The sharp rise in oil prices came amid renewed speculation that major producers including Saudi Arabia and Russia could cooperate to tackle weak prices and rein in oversupply.

Brent crude futures for November delivery were last up $1.93 per barrel at $48.75 a barrel at 0945 GMT and U.S. crude for October delivery was up $1.60 a barrel at a session high of $46 a barrel.


Saudi energy minister Khalid al-Falih will make a "significant announcement" at a news conference at 0930 GMT at the G20 summit currently being held in Hangzhou in China.

This comes after Saudi deputy crown prince told Russian President Vladimir Putin on the sidelines of the same summit that cooperation between the two countries would bring benefit to the global oil market. (Full Story)

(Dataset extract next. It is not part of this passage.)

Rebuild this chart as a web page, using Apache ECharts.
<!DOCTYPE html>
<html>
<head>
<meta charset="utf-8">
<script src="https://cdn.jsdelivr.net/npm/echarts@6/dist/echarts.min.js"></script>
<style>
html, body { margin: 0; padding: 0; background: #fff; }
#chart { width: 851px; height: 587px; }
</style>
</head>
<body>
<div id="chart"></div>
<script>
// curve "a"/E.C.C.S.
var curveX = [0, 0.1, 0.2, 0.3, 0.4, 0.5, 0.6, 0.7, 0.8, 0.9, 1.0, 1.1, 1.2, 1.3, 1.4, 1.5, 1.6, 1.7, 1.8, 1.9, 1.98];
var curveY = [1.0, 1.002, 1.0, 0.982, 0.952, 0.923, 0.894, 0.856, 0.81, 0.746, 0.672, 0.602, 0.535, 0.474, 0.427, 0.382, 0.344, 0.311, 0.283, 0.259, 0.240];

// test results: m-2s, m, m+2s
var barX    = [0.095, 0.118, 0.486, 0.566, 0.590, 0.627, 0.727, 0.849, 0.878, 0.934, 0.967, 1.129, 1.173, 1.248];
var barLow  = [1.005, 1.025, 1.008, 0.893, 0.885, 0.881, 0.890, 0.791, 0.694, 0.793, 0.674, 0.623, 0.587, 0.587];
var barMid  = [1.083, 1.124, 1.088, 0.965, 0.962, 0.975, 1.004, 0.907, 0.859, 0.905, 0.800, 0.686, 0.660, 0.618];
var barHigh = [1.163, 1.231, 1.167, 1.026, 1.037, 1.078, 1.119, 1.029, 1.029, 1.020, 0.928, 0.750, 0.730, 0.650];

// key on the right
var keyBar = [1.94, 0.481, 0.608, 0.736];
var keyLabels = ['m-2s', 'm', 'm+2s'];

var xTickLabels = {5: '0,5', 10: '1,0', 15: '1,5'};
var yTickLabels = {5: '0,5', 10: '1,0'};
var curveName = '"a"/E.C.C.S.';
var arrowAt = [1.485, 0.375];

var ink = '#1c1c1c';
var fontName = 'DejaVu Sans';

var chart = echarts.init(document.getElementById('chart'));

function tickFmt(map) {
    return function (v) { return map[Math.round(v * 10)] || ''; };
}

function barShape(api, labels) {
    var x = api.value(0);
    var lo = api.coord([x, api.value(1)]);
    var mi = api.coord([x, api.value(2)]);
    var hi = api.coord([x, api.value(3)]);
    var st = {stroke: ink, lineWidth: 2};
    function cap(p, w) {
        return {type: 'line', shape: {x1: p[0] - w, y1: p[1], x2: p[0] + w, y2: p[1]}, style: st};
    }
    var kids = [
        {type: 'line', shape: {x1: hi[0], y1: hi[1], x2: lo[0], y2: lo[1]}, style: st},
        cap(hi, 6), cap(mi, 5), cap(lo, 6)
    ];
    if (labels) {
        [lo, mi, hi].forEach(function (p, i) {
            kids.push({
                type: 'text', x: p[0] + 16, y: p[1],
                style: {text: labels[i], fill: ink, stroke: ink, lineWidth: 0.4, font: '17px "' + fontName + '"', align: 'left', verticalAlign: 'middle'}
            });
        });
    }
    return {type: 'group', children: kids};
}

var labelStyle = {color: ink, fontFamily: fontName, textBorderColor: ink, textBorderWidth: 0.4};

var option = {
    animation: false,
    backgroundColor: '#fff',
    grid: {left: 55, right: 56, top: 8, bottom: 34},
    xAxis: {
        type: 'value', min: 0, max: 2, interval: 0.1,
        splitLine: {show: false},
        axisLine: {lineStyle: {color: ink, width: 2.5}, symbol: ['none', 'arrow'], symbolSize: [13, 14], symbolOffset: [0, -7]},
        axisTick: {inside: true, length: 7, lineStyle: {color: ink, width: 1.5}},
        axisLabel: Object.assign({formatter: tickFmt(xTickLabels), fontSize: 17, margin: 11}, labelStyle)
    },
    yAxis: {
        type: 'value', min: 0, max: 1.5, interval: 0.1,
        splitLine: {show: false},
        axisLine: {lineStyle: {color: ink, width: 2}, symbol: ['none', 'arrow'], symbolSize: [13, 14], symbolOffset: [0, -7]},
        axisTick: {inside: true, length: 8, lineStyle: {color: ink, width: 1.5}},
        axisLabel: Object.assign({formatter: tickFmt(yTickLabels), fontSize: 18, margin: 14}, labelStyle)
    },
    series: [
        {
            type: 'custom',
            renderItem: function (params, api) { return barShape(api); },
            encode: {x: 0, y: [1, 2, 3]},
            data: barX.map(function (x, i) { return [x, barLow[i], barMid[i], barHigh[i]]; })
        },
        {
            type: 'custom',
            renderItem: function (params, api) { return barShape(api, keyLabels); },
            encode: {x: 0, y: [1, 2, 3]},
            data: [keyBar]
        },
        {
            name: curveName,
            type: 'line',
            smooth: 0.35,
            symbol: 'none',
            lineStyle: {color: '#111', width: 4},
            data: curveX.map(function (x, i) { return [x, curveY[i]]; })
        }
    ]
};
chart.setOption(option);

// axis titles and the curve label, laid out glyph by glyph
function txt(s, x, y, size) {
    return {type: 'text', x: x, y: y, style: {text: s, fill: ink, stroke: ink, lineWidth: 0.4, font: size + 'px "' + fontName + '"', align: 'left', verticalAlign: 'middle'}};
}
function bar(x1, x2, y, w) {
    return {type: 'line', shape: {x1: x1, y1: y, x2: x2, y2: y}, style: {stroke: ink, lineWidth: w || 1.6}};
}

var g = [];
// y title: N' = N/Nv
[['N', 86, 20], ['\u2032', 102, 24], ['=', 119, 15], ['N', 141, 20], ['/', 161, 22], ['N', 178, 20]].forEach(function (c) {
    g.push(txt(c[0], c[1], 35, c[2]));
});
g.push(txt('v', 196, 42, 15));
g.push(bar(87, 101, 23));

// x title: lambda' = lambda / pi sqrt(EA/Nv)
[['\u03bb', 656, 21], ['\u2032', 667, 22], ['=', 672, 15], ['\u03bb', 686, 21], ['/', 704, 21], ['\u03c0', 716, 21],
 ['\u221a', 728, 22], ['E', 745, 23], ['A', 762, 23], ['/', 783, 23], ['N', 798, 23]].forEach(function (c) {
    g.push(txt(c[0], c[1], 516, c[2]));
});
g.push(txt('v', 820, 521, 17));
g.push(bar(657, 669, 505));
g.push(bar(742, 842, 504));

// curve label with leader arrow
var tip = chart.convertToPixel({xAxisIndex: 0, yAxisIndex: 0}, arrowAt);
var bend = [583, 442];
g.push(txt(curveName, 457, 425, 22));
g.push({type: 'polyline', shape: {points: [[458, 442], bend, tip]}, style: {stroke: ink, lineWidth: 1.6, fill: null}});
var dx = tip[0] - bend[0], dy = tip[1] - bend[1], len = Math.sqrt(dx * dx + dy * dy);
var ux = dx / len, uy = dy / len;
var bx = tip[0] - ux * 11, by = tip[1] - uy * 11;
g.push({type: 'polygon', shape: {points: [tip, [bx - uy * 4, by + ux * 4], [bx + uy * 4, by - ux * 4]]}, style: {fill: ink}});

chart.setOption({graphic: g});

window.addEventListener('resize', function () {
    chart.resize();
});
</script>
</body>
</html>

"Verbal intervention was again needed to trigger a recovery towards $50," senior ABN Amro economist Hans van Cleef said.

In Asia overnight, MSCI's broadest index of Asia-Pacific shares outside Japan  ended up 1.6 percent, while Japan's Nikkei .N225 rose 0.7 percent to its highest close since May 31.

Friday's U.S. jobs report showed non-farm payrolls rose by 151,000 jobs in August after an upwardly revised 275,000 increase in July. Economists polled by Reuters had expected a rise of 180,000.

U.S. Fed Funds futures prices indicated investors were now pricing in around a 20 percent chance of a September hike down from over 30 percent before the jobs data. It remains at more than 60 percent by the end of year.

"What matters is not whether the markets think that was a strong jobs number, but whether Fed policymakers do," said Mitsuo Imaizumi, chief currency strategist at Daiwa Securities in Tokyo.

Richmond Federal Reserve Bank President Jeffrey Lacker said on Friday that the U.S. economy appears strong enough to warrant significantly higher interest rates.